(Data listing)

## START

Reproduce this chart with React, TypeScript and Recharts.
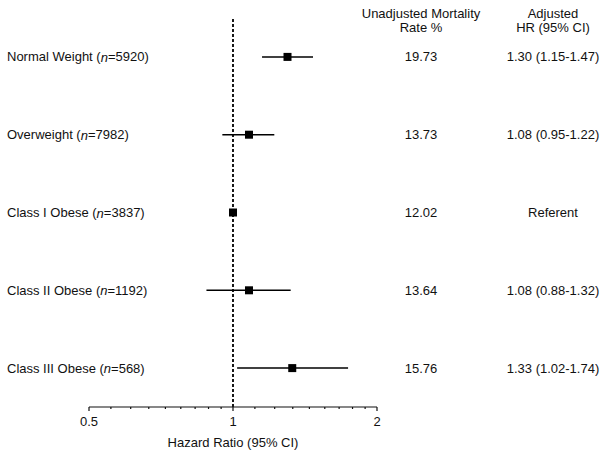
import React from 'react';
import { ScatterChart, Scatter, XAxis, YAxis, ErrorBar, ReferenceLine, Label, Customized } from 'recharts';

const groups = ['Normal Weight', 'Overweight', 'Class I Obese', 'Class II Obese', 'Class III Obese'];
const sizes = [5920, 7982, 3837, 1192, 568];
const hr = [1.3, 1.08, 1.0, 1.08, 1.33];
const ciLow = [1.15, 0.95, 1.0, 0.88, 1.02];
const ciHigh = [1.47, 1.22, 1.0, 1.32, 1.74];
const rates = ['19.73', '13.73', '12.02', '13.64', '15.76'];
const hrLabels = ['1.30 (1.15-1.47)', '1.08 (0.95-1.22)', 'Referent', '1.08 (0.88-1.32)', '1.33 (1.02-1.74)'];

const majorTicks = [0.5, 1, 2];
// minor ticks: 8 evenly spaced values between each pair of majors
const minorTicks = [0.5, 1].flatMap(lo => Array.from({ length: 8 }, (_, k) => lo + (lo * (k + 1)) / 9));
const xTicks = [...majorTicks, ...minorTicks].sort((a, b) => a - b);

const FONT = '"Liberation Sans", Arial, sans-serif';
const INK = '#111';
const RATE_X = 421;
const HR_X = 553;

const data = groups.map((g, i) => ({
  row: groups.length - i,
  hr: hr[i],
  err: [hr[i] - ciLow[i], ciHigh[i] - hr[i]],
}));

const rowIndex = (v: number) => groups.length - Math.round(v);

function XTick({ x, y, payload }: any) {
  const major = majorTicks.some(m => Math.abs(m - payload.value) < 1e-6);
  return (
    <g>
      <line x1={x} x2={x} y1={y} y2={y + (major ? 4 : 2)} stroke={INK} strokeWidth={1.2} />
      {major && (
        <text x={x} y={y + 14} textAnchor="middle" dominantBaseline="central" fontSize={13} fill={INK} fontFamily={FONT}>
          {payload.value}
        </text>
      )}
    </g>
  );
}

// row label on the left plus the two table columns on the right
function RowTick({ y, payload }: any) {
  const i = rowIndex(payload.value);
  return (
    <g fontSize={13} fill={INK} fontFamily={FONT}>
      <text x={7} y={y} dominantBaseline="central">
        {groups[i]} (<tspan fontStyle="italic">n</tspan>={sizes[i]})
      </text>
      <text x={RATE_X} y={y} textAnchor="middle" dominantBaseline="central">{rates[i]}</text>
      <text x={HR_X} y={y} textAnchor="middle" dominantBaseline="central">{hrLabels[i]}</text>
    </g>
  );
}

function Headers() {
  return (
    <g fontSize={13} fill={INK} fontFamily={FONT} textAnchor="middle">
      <text x={RATE_X} y={13} dominantBaseline="central">Unadjusted Mortality</text>
      <text x={RATE_X} y={27} dominantBaseline="central">Rate %</text>
      <text x={HR_X} y={13} dominantBaseline="central">Adjusted</text>
      <text x={HR_X} y={27} dominantBaseline="central">HR (95% CI)</text>
    </g>
  );
}

const squareShape = (p: any) => <rect x={p.cx - 4} y={p.cy - 4} width={8} height={8} fill="#000" />;

export default function App() {
  return (
    <div style={{ position: 'absolute', left: 0, top: 0, background: '#fff' }}>
      <ScatterChart width={604} height={458} margin={{ top: 18, right: 227, bottom: 0, left: 0 }}>
        <XAxis
          dataKey="hr"
          type="number"
          scale="log"
          domain={[0.5, 2]}
          ticks={xTicks}
          interval={0}
          allowDataOverflow
          height={51}
          tickSize={0}
          tickMargin={0}
          tickLine={false}
          tick={<XTick />}
          axisLine={{ stroke: INK, strokeWidth: 1.2 }}
        >
          <Label value="Hazard Ratio (95% CI)" position="insideBottom" offset={11} fontSize={13} fill={INK} fontFamily={FONT} />
        </XAxis>
        <YAxis
          dataKey="row"
          type="number"
          domain={[0.5, 5.5]}
          ticks={[1, 2, 3, 4, 5]}
          interval={0}
          width={89}
          axisLine={false}
          tickLine={false}
          tickSize={0}
          tickMargin={0}
          tick={<RowTick />}
        />
        <ReferenceLine x={1} stroke="#000" strokeWidth={1.8} strokeDasharray="3 2" />
        <Scatter data={data} shape={squareShape} isAnimationActive={false}>
          <ErrorBar dataKey="err" direction="x" width={0} stroke="#000" strokeWidth={1.5} />
        </Scatter>
        <Customized component={Headers} />
      </ScatterChart>
    </div>
  );
}
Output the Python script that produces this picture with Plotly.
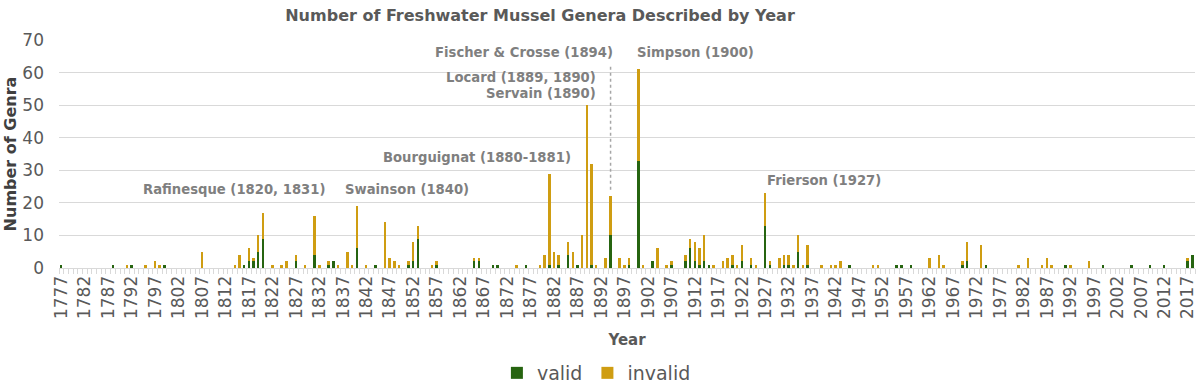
import plotly.graph_objects as go

# Years with at least one genus described (all other years are zero)
years = [1777, 1788, 1791, 1792, 1795, 1797, 1798, 1799, 1807, 1814, 1815, 1816, 1817, 1818, 1819, 1820,
         1822, 1824, 1825, 1827, 1829, 1831, 1832, 1834, 1835, 1836, 1838, 1839, 1840, 1842, 1844, 1846,
         1847, 1848, 1849, 1851, 1852, 1853, 1856, 1857, 1865, 1866, 1869, 1870, 1874, 1876, 1879, 1880,
         1881, 1882, 1883, 1885, 1886, 1887, 1888, 1889, 1890, 1891, 1893, 1894, 1896, 1897, 1898, 1900,
         1901, 1903, 1904, 1906, 1907, 1910, 1911, 1912, 1913, 1914, 1915, 1916, 1918, 1919, 1920, 1921,
         1922, 1924, 1925, 1927, 1928, 1930, 1931, 1932, 1933, 1934, 1935, 1936, 1939, 1941, 1942, 1943,
         1945, 1950, 1951, 1955, 1956, 1958, 1962, 1964, 1965, 1969, 1970, 1973, 1974, 1981, 1983, 1986,
         1987, 1988, 1991, 1992, 1996, 1999, 2005, 2009, 2012, 2017, 2018]
valid = [1, 1, 0, 1, 0, 0, 0, 1, 0, 0, 0, 1, 2, 2, 5, 9,
         0, 0, 0, 2, 0, 4, 0, 1, 2, 0, 0, 0, 6, 0, 1, 0,
         0, 0, 0, 1, 2, 9, 0, 1, 2, 2, 1, 1, 0, 1, 0, 0,
         1, 0, 1, 4, 0, 1, 0, 0, 1, 0, 0, 10, 0, 0, 1, 33,
         0, 2, 0, 0, 1, 2, 6, 2, 1, 2, 1, 0, 0, 0, 1, 0,
         2, 1, 0, 13, 1, 0, 1, 1, 0, 5, 0, 1, 0, 0, 0, 0,
         1, 0, 0, 1, 1, 1, 0, 0, 0, 1, 2, 0, 1, 0, 0, 0,
         0, 0, 1, 0, 0, 1, 1, 1, 1, 2, 4]
invalid = [0, 0, 1, 0, 1, 2, 1, 0, 5, 1, 4, 0, 4, 1, 5, 8,
           1, 1, 2, 2, 1, 12, 1, 1, 0, 1, 5, 1, 13, 1, 0, 14,
           3, 2, 1, 1, 6, 4, 1, 1, 1, 1, 0, 0, 1, 0, 1, 4,
           28, 5, 3, 4, 5, 0, 10, 50, 31, 1, 3, 12, 3, 1, 2, 28,
           1, 0, 6, 1, 1, 2, 3, 6, 5, 8, 0, 1, 2, 3, 3, 1,
           5, 2, 1, 10, 1, 3, 3, 3, 1, 5, 1, 6, 1, 1, 1, 2,
           0, 1, 1, 0, 0, 0, 3, 4, 1, 1, 6, 7, 0, 1, 3, 1,
           3, 1, 0, 1, 2, 0, 0, 0, 0, 1, 0]

first_year, last_year = 1777, 2018
tick_years = list(range(1777, 2018, 5))
tick_labels = [str(y) for y in tick_years]

# Annotation texts: (label, x-year, y-value, anchor)
labels = [
    ("Fischer & Crosse (1894)", 1894.9, 66.3, "right"),
    ("Simpson (1900)", 1899.1, 66.3, "left"),
    ("Locard (1889, 1890)", 1891.3, 58.6, "right"),
    ("Servain (1890)", 1891.3, 53.7, "right"),
    ("Bourguignat (1880-1881)", 1886.0, 33.9, "right"),
    ("Rafinesque (1820, 1831)", 1813.7, 24.0, "center"),
    ("Swainson (1840)", 1850.6, 24.0, "center"),
    ("Frierson (1927)", 1939.4, 26.8, "center"),
]

GREEN = "#266410"
GOLD = "#cf9d12"
FONT = "DejaVu Sans"

fig = go.Figure()
fig.add_trace(go.Bar(x=years, y=valid, name="valid", marker=dict(color=GREEN, line=dict(width=0))))
fig.add_trace(go.Bar(x=years, y=invalid, name="invalid", marker=dict(color=GOLD, line=dict(width=0))))

for text, xv, yv, anchor in labels:
    fig.add_annotation(x=xv, y=yv, xref="x", yref="y", text="<b>%s</b>" % text,
                       showarrow=False, xanchor=anchor, yanchor="middle",
                       font=dict(family=FONT, size=13.2, color="#7f7f7f"))

fig.add_shape(type="line", xref="x", yref="y", x0=1894, x1=1894, y0=24, y1=62.7,
              line=dict(color="#a6a6a6", width=1.5, dash="dot"))

fig.update_layout(
    width=1200, height=387,
    barmode="stack", bargap=0.58,
    plot_bgcolor="white", paper_bgcolor="white",
    margin=dict(l=59, r=3, t=40, b=119),
    font=dict(family=FONT, color="#595959"),
    title=dict(text="<b>Number of Freshwater Mussel Genera Described by Year</b>",
               x=0.45, xref="container", xanchor="center",
               y=1 - 15 / 387, yref="container", yanchor="middle",
               font=dict(family=FONT, size=16, color="#595959")),
    legend=dict(orientation="h", xref="container", x=0.497, xanchor="center",
                yref="container", y=1 - 373 / 387, yanchor="middle",
                font=dict(family=FONT, size=19, color="#595959"),
                itemwidth=30, traceorder="normal"),
    xaxis=dict(range=[first_year - 0.5, last_year + 0.5],
               tickmode="array", tickvals=tick_years, ticktext=tick_labels,
               tickangle=-90, ticks="", showgrid=False,
               tickfont=dict(family=FONT, size=17, color="#595959"),
               showline=True, linecolor="#d9d9d9", linewidth=1,
               minor=dict(tickmode="linear", tick0=first_year - 0.5, dtick=1,
                          ticks="outside", ticklen=5, tickcolor="#d9d9d9", showgrid=False),
               title=dict(text="<b>Year</b>", font=dict(family=FONT, size=15, color="#595959"), standoff=16),
               zeroline=False),
    yaxis=dict(range=[0, 70], dtick=10, showgrid=True, gridcolor="#d9d9d9", gridwidth=1,
               zeroline=False, ticks="", ticklabelstandoff=14,
               tickfont=dict(family=FONT, size=17, color="#595959"),
               title=dict(text="<b>Number of Genra</b>", font=dict(family=FONT, size=16, color="#404040"),
                          standoff=1)),
)

fig.write_html("out.html", config={"displayModeBar": False},
               post_script="document.body.style.margin='0';")
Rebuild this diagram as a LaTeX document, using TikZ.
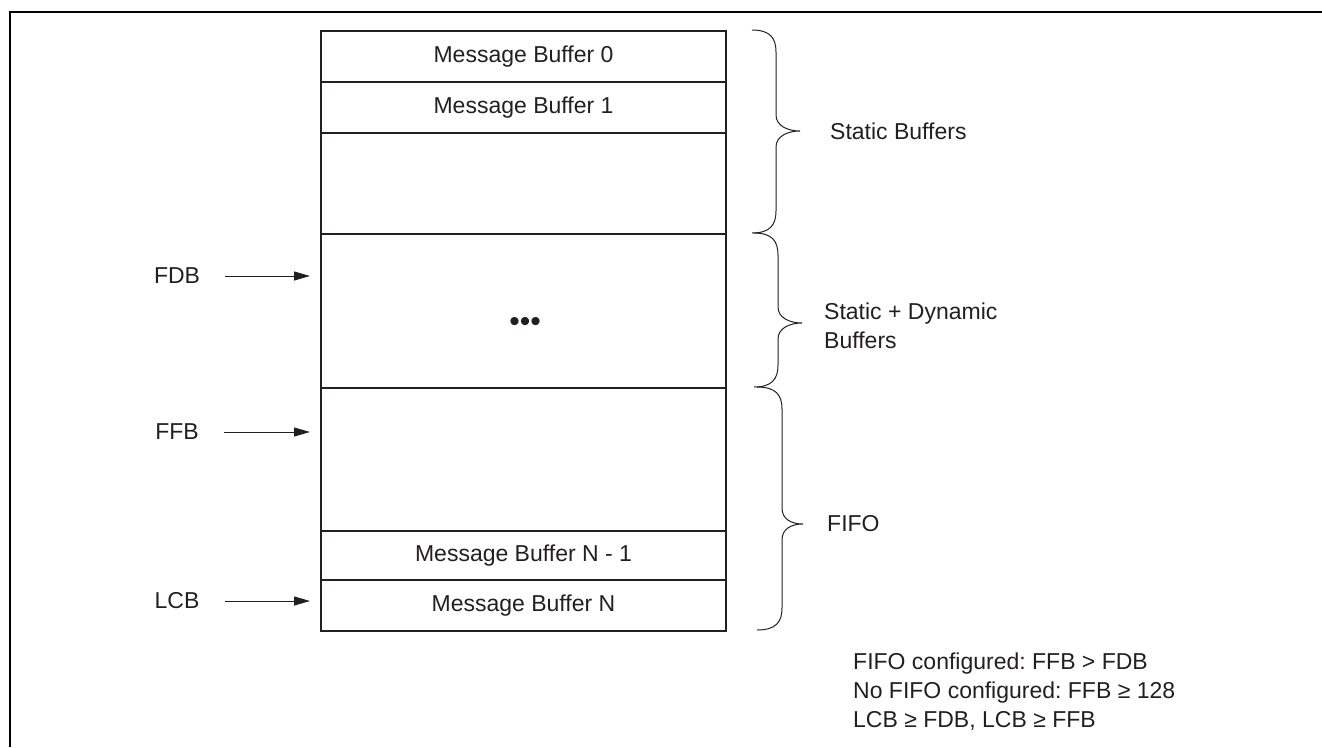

## END

WHAT TO WORK ON: Repeat exactly and only the lines from the start of the data above through the line that holds "const hrLabels = ['1.30", inclusive. Pictures do not belong in the copy.

TASK OUTPUT:
Reproduce this chart with React, TypeScript and Recharts.
import React from 'react';
import { ScatterChart, Scatter, XAxis, YAxis, ErrorBar, ReferenceLine, Label, Customized } from 'recharts';

const groups = ['Normal Weight', 'Overweight', 'Class I Obese', 'Class II Obese', 'Class III Obese'];
const sizes = [5920, 7982, 3837, 1192, 568];
const hr = [1.3, 1.08, 1.0, 1.08, 1.33];
const ciLow = [1.15, 0.95, 1.0, 0.88, 1.02];
const ciHigh = [1.47, 1.22, 1.0, 1.32, 1.74];
const rates = ['19.73', '13.73', '12.02', '13.64', '15.76'];
const hrLabels = ['1.30 (1.15-1.47)', '1.08 (0.95-1.22)', 'Referent', '1.08 (0.88-1.32)', '1.33 (1.02-1.74)'];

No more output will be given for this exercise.